Chapter 4: User Identification#
On the internet, nobody knows you’re a dog—unless you have a persistent identifier. User identification is the holy grail of digital advertising. If you can’t identify a user across sites and devices, you can’t target them, you can’t frequency cap, and you certainly can’t attribute a sale to an ad view.
For two decades, the third-party cookie was the king of identity. Now, the king is dying, and the kingdom is in chaos.
This chapter explores how we identify users today, how that’s changing, and what the future of identity looks like in a privacy-first world.
What’s Covered#
Alternative IDs#
The industry’s desperate scramble for a replacement.

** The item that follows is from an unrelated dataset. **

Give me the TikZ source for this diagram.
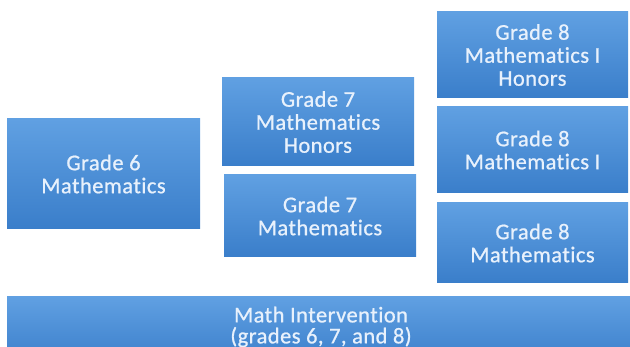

Universal IDs (UID2.0), hashed emails, probabilistic fingerprinting, and the rise of “walled gardens” that own their own identity graphs.
Device vs. People#
The challenge of cross-device tracking. You are one person, but to an ad server, you are a phone, a laptop, a tablet, and a smart TV. Stitching these identities together is difficult, inaccurate, and essential.
Why This Matters#
Identity is the currency of targeting. Without it, programmatic advertising reverts to contextual targeting (showing car ads on car sites).
If you’re a data scientist, the quality of your “user_id” field determines the quality of your models. If that ID is unstable, short-lived, or non-existent, your churn models, LTV calculations, and attribution logic fall apart.
We are in the middle of the biggest structural shift in the history of digital advertising. Understanding identity resolution isn’t just technical trivia—it’s survival knowledge for the post-cookie era.